Итак, Китай стал слаб, Тибет слаб, Уйгурия пала, и самым сильным народом Восточной Азии стали кидани. В середине IX в. они посадили на престол угодного им полководца и дали своей империи китайское название Ляо (в переводе «железо»). Л.Н. назвал киданей «третьей силой» — авангардом особого дальневосточного этнокультурного комплекса, имея в виду, что две первые — прошлый Китай и кочевники. Степь обезлюдела, пришла в упадок (см. карту 1 в книге «Поиски вымышленного царства»).

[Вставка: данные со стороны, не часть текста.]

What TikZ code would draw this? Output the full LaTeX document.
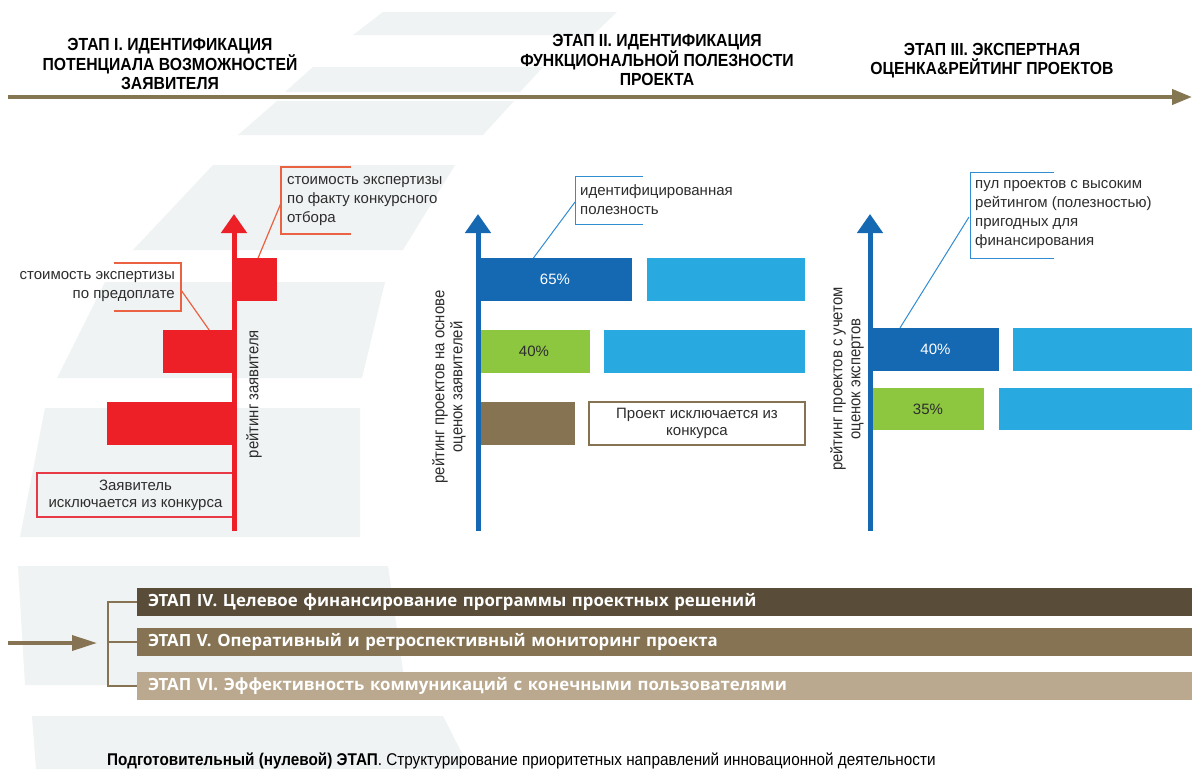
\documentclass[tikz,border=0pt]{standalone}
\usepackage{fontspec}
\setmainfont{Liberation Sans}
\newfontfamily\narrowf[FakeStretch=0.9]{Liberation Sans}
\newfontfamily\barf{Open Sans}
\usetikzlibrary{arrows.meta,calc}
\definecolor{stripe}{RGB}{240,243,244}
\definecolor{redc}{RGB}{237,32,39}
\definecolor{callr}{RGB}{234,98,66}
\definecolor{boxr}{RGB}{232,58,70}
\definecolor{blued}{RGB}{21,104,178}
\definecolor{bluel}{RGB}{40,169,224}
\definecolor{callb}{RGB}{50,140,210}
\definecolor{greenc}{RGB}{141,198,63}
\definecolor{brownc}{RGB}{133,115,82}
\definecolor{hline}{RGB}{133,118,82}
\definecolor{stIV}{RGB}{89,76,56}
\definecolor{stV}{RGB}{133,115,83}
\definecolor{stVI}{RGB}{187,169,143}
\definecolor{txt}{RGB}{45,45,45}
\begin{document}
\begin{tikzpicture}[x=1pt,y=-1pt,
  hdr/.style={font=\narrowf\bfseries\fontsize{17.5}{19}\selectfont, text=black, align=center, inner sep=0},
  calltext/.style={font=\fontsize{15}{19}\selectfont, text=txt, inner sep=0},
  rottext/.style={font=\narrowf\fontsize{16.5}{18}\selectfont, text=txt, align=center, inner sep=0, rotate=90},
  barbox/.style={inner sep=0, outer sep=0, anchor=north west, font=\fontsize{15}{18}\selectfont},
  stagebar/.style={anchor=north west, inner xsep=11pt, inner ysep=0, outer sep=0, minimum height=28pt, text width=1033pt, align=left, text=white, font=\barf\bfseries\fontsize{16.8}{18}\selectfont},
  axisred/.style={draw=redc, line width=5pt, -{Triangle[length=19pt,width=25pt]}},
  axisblue/.style={draw=blued, line width=5pt, -{Triangle[length=19pt,width=25pt]}},
  leadr/.style={draw=callr, line width=1.2pt},
  leadb/.style={draw=callb, line width=1pt},
]
\useasboundingbox (0,0) rectangle (1192,769);
\fill[white] (0,0) rectangle (1192,769);
% background stripes
\fill[stripe] (383,12) -- (617,12) -- (593,35) -- (353,35) -- cycle;
\fill[stripe] (313,67) -- (543,67) -- (520,92) -- (285,92) -- cycle;
\fill[stripe] (277,101) -- (514,101) -- (483,135) -- (238,135) -- cycle;
\fill[stripe] (213,165) -- (455,165) -- (403,250) -- (133,250) -- cycle;
\fill[stripe] (105,282) -- (385,282) -- (362,378) -- (57,378) -- cycle;
\fill[stripe] (45,408) -- (360,408) -- (360,537) -- (20,537) -- cycle;
\fill[stripe] (18,566) -- (388,566) -- (405,685) -- (25,685) -- cycle;
\fill[stripe] (32,716) -- (443,716) -- (470,769) -- (36,769) -- cycle;

% header
\coordinate (h0) at (8,97);
\coordinate (h1) at (1192,97);
\draw[draw=hline, line width=4pt, -{Triangle[length=20pt,width=15pt]}] (h0) -- (h1);
\node[hdr] (st1) at (170,64) {ЭТАП I. ИДЕНТИФИКАЦИЯ\\ПОТЕНЦИАЛА ВОЗМОЖНОСТЕЙ\\ЗАЯВИТЕЛЯ};
\node[hdr] (st2) at (657,60) {ЭТАП II. ИДЕНТИФИКАЦИЯ\\ФУНКЦИОНАЛЬНОЙ ПОЛЕЗНОСТИ\\ПРОЕКТА};
\node[hdr] (st3) at (992,61) {ЭТАП III. ЭКСПЕРТНАЯ\\ОЦЕНКА\&РЕЙТИНГ ПРОЕКТОВ};

% ===== stage I (red)
\node[barbox, fill=redc, minimum width=43pt, minimum height=43pt] (r1) at (234,258) {};
\node[barbox, fill=redc, minimum width=71pt, minimum height=43pt] (r2) at (163,330) {};
\node[barbox, fill=redc, minimum width=127pt, minimum height=43pt] (r3) at (107,402) {};
\node[barbox, draw=boxr, line width=1.2pt, minimum width=197pt, minimum height=44pt, align=center, text=txt] (excl) at (37,473) {Заявитель\\[-1pt]исключается из конкурса};
\coordinate (ra0) at (234,531);
\coordinate (ra1) at (234,214);
\draw[axisred] (ra0) -- (ra1);
\node[rottext] (rlab) at (254,394) {рейтинг заявителя};
% callout top
\node[calltext, anchor=west, align=left] (c1) at (287,201) {стоимость экспертизы\\по факту конкурсного\\отбора};
\draw[leadr] (351,167) -- (281,167) -- (281,234) -- (351,234);
\coordinate (c1in) at (281,203);
\draw[leadr] ($(r1.north west)!0.56!(r1.north east)$) -- (c1in);
% callout left
\node[calltext, anchor=east, align=right] (c2) at (175,287) {стоимость экспертизы\\по предоплате};
\draw[leadr] (114,263) -- (181,263) -- (181,311) -- (114,311);
\coordinate (c2in) at (181,290);
\draw[leadr] (c2in) -- ($(r2.north west)!0.65!(r2.north east)$);

% ===== stage II (blue)
\node[barbox, fill=blued, text=white, minimum width=154pt, minimum height=43pt] (b65) at (478,258) {65\%};
\node[barbox, fill=bluel, minimum width=158pt, minimum height=43pt] (b65r) at (647,258) {};
\node[barbox, fill=greenc, text=txt, minimum width=112pt, minimum height=43pt] (g40) at (478,330) {40\%};
\node[barbox, fill=bluel, minimum width=201pt, minimum height=43pt] (g40r) at (604,330) {};
\node[barbox, fill=brownc, minimum width=97pt, minimum height=43pt] (br) at (478,402) {};
\node[barbox, draw=brownc, line width=1.2pt, fill=white, text=txt, minimum width=216pt, minimum height=43pt, align=center] (pexcl) at (589,402) {Проект исключается из\\[-1pt]конкурса};
\coordinate (ba0) at (478,531);
\coordinate (ba1) at (478,214);
\draw[axisblue] (ba0) -- (ba1);
\node[rottext] (mlab) at (449,387) {рейтинг проектов на основе\\оценок заявителей};
\node[calltext, anchor=west, align=left] (c3) at (580,200) {идентифицированная\\полезность};
\draw[leadb] (643,176) -- (575,176) -- (575,224) -- (643,224);
\coordinate (c3in) at (575,202);
\draw[leadb] ($(b65.north west)!0.36!(b65.north east)$) -- (c3in);

% ===== stage III
\node[barbox, fill=blued, text=white, minimum width=127pt, minimum height=43pt] (e40) at (872,328) {40\%};
\node[barbox, fill=bluel, minimum width=179pt, minimum height=43pt] (e40r) at (1013,328) {};
\node[barbox, fill=greenc, text=txt, minimum width=112pt, minimum height=42pt] (e35) at (872,388) {35\%};
\node[barbox, fill=bluel, minimum width=193pt, minimum height=42pt] (e35r) at (999,388) {};
\coordinate (ea0) at (870,531);
\coordinate (ea1) at (870,214);
\draw[axisblue] (ea0) -- (ea1);
\node[rottext] (elab) at (847,379) {рейтинг проектов с учетом\\оценок экспертов};
\node[calltext, anchor=west, align=left] (c4) at (975,215) {пул проектов с высоким\\рейтингом (полезностью)\\пригодных для\\финансирования};
\draw[leadb] (1054,172) -- (970,172) -- (970,258) -- (1054,258);
\coordinate (c4in) at (969,217);
\draw[leadb] ($(e40.north west)!0.22!(e40.north east)$) -- (c4in);

% ===== bottom stages
\node[stagebar, fill=stIV] (s4) at (137,588) {ЭТАП IV. Целевое финансирование программы проектных решений};
\node[stagebar, fill=stV] (s5) at (137,628) {ЭТАП V. Оперативный и ретроспективный мониторинг проекта};
\node[stagebar, fill=stVI] (s6) at (137,672) {ЭТАП VI. Эффективность коммуникаций с конечными пользователями};
\draw[draw=stV, line width=1.8pt] (s4.west) -- ++(-29,0) |- (s6.west);
\draw[draw=stV, line width=1.8pt] (s5.west) -- ++(-29,0);
\coordinate (a0) at (8,643);
\coordinate (a1) at (97,643);
\draw[draw=stV, line width=3.5pt, -{Triangle[length=25pt,width=15pt]}] (a0) -- (a1);
\node[anchor=base west, inner sep=0, text=black, font=\narrowf\fontsize{17}{19}\selectfont] (zero) at (107,765) {\textbf{Подготовительный (нулевой) ЭТАП}. Структурирование приоритетных направлений инновационной деятельности};
\end{tikzpicture}
\end{document}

Терялась основная геополитическая интрига центральноазиатской истории — противостояние Китая и Великой степи. Почему-то в X в. степь перестала интересовать всех. Центральноазиатские кочевники — кидани проникли в Китай и поселились там, кочевники степей (предки якутов) двинулись в Сибирь. Почему-то все покидали степь — печенеги шли в Приаралье, карлуки — в Прибалхашье.
Опять вмешалась география. Только здесь регулятором обстановки стали уже тихоокеанские муссоны, тоже (как и циклоны с Атлантики) меняющие свои пути. Когда они несли влагу в Монголию — пустыня Гоби сужалась и «Байкал наполнялся водой»710. Сдвигались на север пути муссонов, и тогда осадки выпадали на склонах Яблоневого хребта и уже не имели отношения к степи. Если до IX в. господствовало повышенное увлажнение степи, то в Х в. оно сменилось засухой, и тюркские народы начали уходить из степи. Природа благоприятствовала уже приамурским народам, в частности киданям; именно поэтому они и получили шанс на господство в Восточной Азии.

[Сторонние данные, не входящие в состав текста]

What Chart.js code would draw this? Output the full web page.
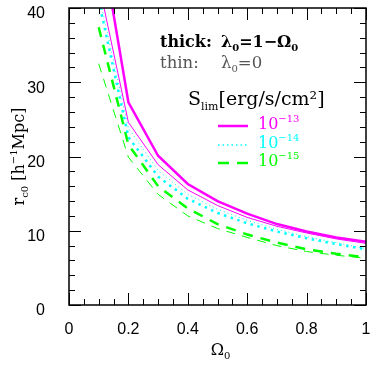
<!DOCTYPE html>
<html>
<head>
<meta charset="utf-8">
<script src="https://cdn.jsdelivr.net/npm/chart.js@4"></script>
<style>
html, body { margin: 0; padding: 0; background: #fff; }
</style>
</head>
<body>
<canvas id="rc0Chart" width="382" height="368"></canvas>
<script>
// Omega_0 grid
const omega0 = [0.1, 0.2, 0.3, 0.4, 0.5, 0.6, 0.7, 0.8, 0.9, 1.0];

// r_c0 [h^-1 Mpc]; thick = lambda0 = 1 - Omega0, thin = lambda0 = 0
const flat13 = [51.0, 27.3, 20.1, 16.3, 14.0, 12.3, 10.9, 9.9, 9.1, 8.5];
const open13 = [43.4, 24.6, 18.9, 15.5, 13.4, 11.8, 10.6, 9.7, 8.9, 8.3];
const flat14 = [41.0, 22.6, 17.3, 14.3, 12.4, 11.0, 9.9, 9.0, 8.2, 7.5];
const open14 = [42.0, 23.8, 18.1, 14.9, 12.9, 11.4, 10.2, 9.2, 8.4, 7.6];
const flat15 = [37.4, 21.6, 16.0, 13.0, 10.9, 9.5, 8.4, 7.5, 6.9, 6.4];
const open15 = [32.5, 19.9, 14.9, 12.0, 10.3, 9.1, 8.0, 7.2, 6.7, 6.3];

const xTickLabels = ['0', '0.2', '0.4', '0.6', '0.8', '1'];
const yTickLabels = ['0', '10', '20', '30', '40'];
const fluxLabels = ['−13', '−14', '−15'];

const MAGENTA = '#ff00ff';
const CYAN = '#00ffff';
const GREEN = '#00ff00';

function pts(arr) {
    return omega0.map((x, i) => ({ x: x, y: arr[i] }));
}

function line(arr, color, width, dash) {
    return {
        data: pts(arr),
        borderColor: color,
        borderWidth: width,
        borderDash: dash,
        pointRadius: 0,
        tension: 0,
        fill: false
    };
}

// draws a run of text pieces (font, vertical shift) one after another
function richText(ctx, x, y, parts, color) {
    ctx.fillStyle = color;
    ctx.textBaseline = 'alphabetic';
    ctx.textAlign = 'left';
    parts.forEach(p => {
        ctx.font = p[1];
        ctx.fillText(p[0], x, y + (p[2] || 0));
        x += ctx.measureText(p[0]).width;
    });
}

function richWidth(ctx, parts) {
    let w = 0;
    parts.forEach(p => { ctx.font = p[1]; w += ctx.measureText(p[0]).width; });
    return w;
}

const SERIF = '"DejaVu Serif", "Liberation Serif", serif';

const decorations = {
    id: 'decorations',
    afterDatasetsDraw(chart) {
        const { ctx, chartArea: a, scales: { x, y } } = chart;
        ctx.save();

        // frame and inward ticks
        ctx.strokeStyle = '#000';
        ctx.lineWidth = 1;
        ctx.beginPath();
        for (let i = 0; i <= 20; i++) {
            const px = Math.round(x.getPixelForValue(i * 0.05)) + 0.5;
            const len = i % 4 === 0 ? 12 : 6;
            ctx.moveTo(px, a.bottom); ctx.lineTo(px, a.bottom - len);
            ctx.moveTo(px, a.top); ctx.lineTo(px, a.top + len);
        }
        for (let i = 0; i <= 20; i++) {
            const py = Math.round(y.getPixelForValue(i * 2)) + 0.5;
            const len = i % 5 === 0 ? 12 : 6;
            ctx.moveTo(a.left, py); ctx.lineTo(a.left + len, py);
            ctx.moveTo(a.right, py); ctx.lineTo(a.right - len, py);
        }
        ctx.stroke();
        ctx.lineWidth = 1.5;
        ctx.strokeRect(a.left, a.top, a.right - a.left, a.bottom - a.top);

        // annotation
        richText(ctx, 160, 47, [['thick:', 'bold 16px ' + SERIF]], '#000');
        richText(ctx, 221, 47, [
            ['λ', 'bold 16px ' + SERIF], ['0', 'bold 10px ' + SERIF, 4],
            ['=1−Ω', 'bold 16px ' + SERIF], ['0', 'bold 10px ' + SERIF, 4]
        ], '#000');
        richText(ctx, 160, 68, [['thin:', '16.5px ' + SERIF]], '#555');
        richText(ctx, 221, 68, [
            ['λ', '16.5px ' + SERIF], ['0', '10px ' + SERIF, 4], ['=0', '16.5px ' + SERIF]
        ], '#555');
        richText(ctx, 188, 105, [
            ['S', '19px ' + SERIF], ['lim', '11px ' + SERIF, 5], ['[erg/s/cm²]', '19px ' + SERIF]
        ], '#000');

        // legend
        const rows = [
            { color: MAGENTA, width: 2.5, dash: [], base: 129 },
            { color: CYAN, width: 1.5, dash: [1.5, 3], base: 148 },
            { color: GREEN, width: 2.5, dash: [11, 8], base: 166 }
        ];
        rows.forEach((r, i) => {
            ctx.strokeStyle = r.color;
            ctx.lineWidth = r.width;
            ctx.setLineDash(r.dash);
            ctx.beginPath();
            ctx.moveTo(218, r.base - 3);
            ctx.lineTo(248, r.base - 3);
            ctx.stroke();
            ctx.setLineDash([]);
            richText(ctx, 258, r.base, [
                ['10', '16px ' + SERIF], [fluxLabels[i], '10px ' + SERIF, -7]
            ], r.color);
        });

        // axis titles
        const yTitle = [
            ['r', '16px ' + SERIF], ['c0', '10px ' + SERIF, 4], [' [h', '16px ' + SERIF],
            ['−1', '10px ' + SERIF, -7], ['Mpc]', '16px ' + SERIF]
        ];
        ctx.save();
        ctx.translate(24, (a.top + a.bottom) / 2);
        ctx.rotate(-Math.PI / 2);
        richText(ctx, -richWidth(ctx, yTitle) / 2, 0, yTitle, '#000');
        ctx.restore();

        const xTitle = [['Ω', '16px ' + SERIF], ['0', '10px ' + SERIF, 4]];
        richText(ctx, (a.left + a.right) / 2 - richWidth(ctx, xTitle) / 2 + 3, 355, xTitle, '#000');

        ctx.restore();
    }
};

const ctx = document.getElementById('rc0Chart').getContext('2d');
new Chart(ctx, {
    type: 'line',
    data: {
        datasets: [
            line(open13, MAGENTA, 1, []),
            line(open14, CYAN, 1, [1, 3]),
            line(open15, GREEN, 1, [9, 7]),
            line(flat13, MAGENTA, 2.5, []),
            line(flat14, CYAN, 2.5, [2.5, 4.5]),
            line(flat15, GREEN, 2.5, [10, 8])
        ]
    },
    options: {
        responsive: false,
        animation: false,
        layout: { padding: { left: 0, right: 16, top: 8, bottom: 0 } },
        plugins: {
            legend: { display: false },
            tooltip: { enabled: false }
        },
        scales: {
            x: {
                type: 'linear',
                min: 0,
                max: 1,
                grid: { display: false },
                border: { display: false },
                afterFit: s => { s.height = 63; s.paddingLeft = 0; s.paddingRight = 0; },
                ticks: {
                    stepSize: 0.2,
                    padding: 7,
                    color: '#000',
                    font: { family: '"Liberation Sans", Arial, sans-serif', size: 16 },
                    callback: (v, i) => xTickLabels[i]
                }
            },
            y: {
                min: 0,
                max: 40,
                grid: { display: false },
                border: { display: false },
                afterFit: s => { s.width = 69; s.paddingTop = 0; s.paddingBottom = 0; },
                ticks: {
                    stepSize: 10,
                    padding: 16,
                    labelOffset: 6,
                    color: '#000',
                    font: { family: '"Liberation Sans", Arial, sans-serif', size: 16 },
                    callback: (v, i) => yTickLabels[i]
                }
            }
        }
    },
    plugins: [decorations]
});
</script>
</body>
</html>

Книга Л.Н. вышла в 1970 г. Он уже не боялся пойти против известной сталинской формулы о том, что «среда не определяет...». Согласно Гумилеву, географическая среда «иногда являлась решающим фактором в судьбе могущественных государств»711. Степь иссыхала, кочевники стремились на ее окраины, туда, где была вода, где зеленели сочные пастбища. Климат косвенно влиял и на «религиозную карту»; муссоны гнали кочевников туда, где господствовал ислам.
В X в. на передний план выходит противостояние Ки тая и Тангутского царства Ся на западе (Ордос, часть Шэнь-си и Ганьсу), победившего уйгуров и карлуков, успешно воевавшего с Китаем. По Л. Гумилеву, геополитическая роль царства состояла в том, что оно остановило китайскую агрессию на запад, прикрыло Великую степь. Это было некое контрастное сравнительно с Ляо образование, весьма симпатичное Л.Н. Тангуты не любили Китай и имели такие нравы и обычаи, какие хотели712. Области этого царства ныне — почти пустыня, но тогда это был цветущий край с городами, школами и университетами, с академией, которая занималась переводами китайских книг на тангутский язык. Царство Ся продержалось до 1227 г., когда погибло от монголов.

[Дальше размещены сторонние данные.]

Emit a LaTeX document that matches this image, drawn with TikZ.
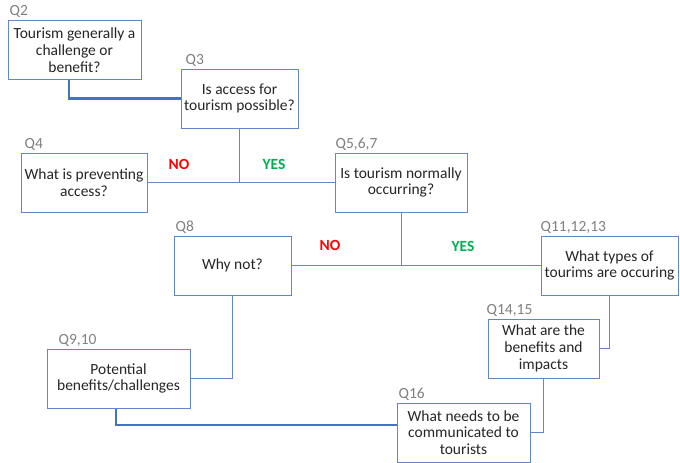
\documentclass[tikz,border=0pt]{standalone}
\usepackage{fontspec}
\setmainfont{Carlito}
\definecolor{lineblue}{RGB}{68,114,196}
\definecolor{qgray}{RGB}{128,128,128}
\definecolor{yesgreen}{RGB}{0,176,80}

\begin{document}
\begin{tikzpicture}[x=1pt, y=-1pt,
    qbox/.style={draw=lineblue!85, line width=1pt, fill=white, align=center,
      inner sep=0pt, minimum height=59pt, text=black!85,
      font=\fontsize{15.5}{16.8}\selectfont},
    qlabel/.style={anchor=south west, inner sep=0pt, text=qgray,
      font=\fontsize{15.5}{17}\selectfont, yshift=2pt},
    thin link/.style={draw=lineblue!85, line width=1pt},
    thick link/.style={draw=lineblue, line width=2.5pt},
    no/.style={text=red, font=\bfseries\fontsize{15.5}{17}\selectfont},
    yes/.style={text=yesgreen, font=\bfseries\fontsize{15.5}{17}\selectfont}]
        \useasboundingbox (0,0) rectangle (680,463);
        \node[qbox, minimum width=133pt, label={[qlabel,xshift=2pt]north west:Q2}] (Q2) at (74.5,50) {Tourism generally a\\challenge or\\benefit?};
        \node[qbox, minimum width=117pt, label={[qlabel,xshift=5pt]north west:Q3}] (Q3) at (239.5,98.5) {Is access for\\tourism possible?};
        \node[qbox, minimum width=126pt, label={[qlabel,xshift=4pt]north west:Q4}] (Q4) at (84,182.5) {What is preventing\\access?};
        \node[qbox, minimum width=132pt, label={[qlabel,xshift=1pt]north west:Q5,6,7}] (Q5) at (401,182.5) {Is tourism normally\\occurring?};
        \node[qbox, minimum width=117pt, label={[qlabel,xshift=2pt]north west:Q8}] (Q8) at (232.5,265.5) {Why not?};
        \node[qbox, minimum width=137pt, label={[qlabel,xshift=0pt]north west:Q11,12,13}] (Q11) at (609.5,265.5) {What types of\\tourims are occuring};
        \node[qbox, minimum width=111pt, label={[qlabel,xshift=-1pt]north west:Q14,15}] (Q14) at (543.5,348.5) {What are the\\benefits and\\impacts};
        \node[qbox, minimum width=143pt, label={[qlabel,xshift=12pt]north west:Q9,10}] (Q9) at (118.5,378.5) {Potential\\benefits/challenges};
        \node[qbox, minimum width=133pt, label={[qlabel,xshift=2pt]north west:Q16}] (Q16) at (463.5,432.5) {What needs to be\\communicated to\\tourists};

        \draw[thick link] ([xshift=-5.5pt]Q2.south) |- (Q3.west);
        \draw[thin link] (Q4.east) -- (Q5.west);
        \draw[thin link] (Q3.south) -- (Q3.south |- Q4.east);
        \draw[thin link] (Q8.east) -- (Q11.west);
        \draw[thin link] (Q5.south) -- (Q5.south |- Q8.east);
        \draw[thin link] (Q11.south) |- (Q14.east);
        \draw[thin link] (Q14.south) |- (Q16.east);
        \draw[thin link] (Q8.south) |- (Q9.east);
        \draw[thick link] ([xshift=-2.5pt]Q9.south) |- ([yshift=7.5pt]Q16.west);

        \node[no] (no1) at (179,164) {NO};
        \node[yes] (yes1) at (274,164) {YES};
        \node[no] (no2) at (330,245) {NO};
        \node[yes] (yes2) at (463,246) {YES};
      \end{tikzpicture}
\end{document}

Именно в ту эпоху (IX—Х вв.), когда засуха определяла упадок Великой степи, на арену истории вышли монголы, и здесь начинается основная линия книги. Основная потому, что именно тут, в «диких степях Забайкалья», именно в это время произошли события, которые изменили весь ход истории Старого Света, повлияли на весь начальный период истории Руси.
Восточное Забайкалье и прилегающая часть Восточной Монголии — это степное пространство. Но здесь был и остров леса — Ононский сосновый бор площадью около тысячи километров с богатой травяной растительностью и обильным животным миром. «Население Среднего Онона713, — отмечал Л.Н., — по типу хозяйства и, следовательно, культуры должно было отличаться от окружавших его степняков714. Засуха, поразившая степи в IX—Х вв., лишь минимально отразится на них: «оптимальный ландшафт» давал и оптимальные возможности.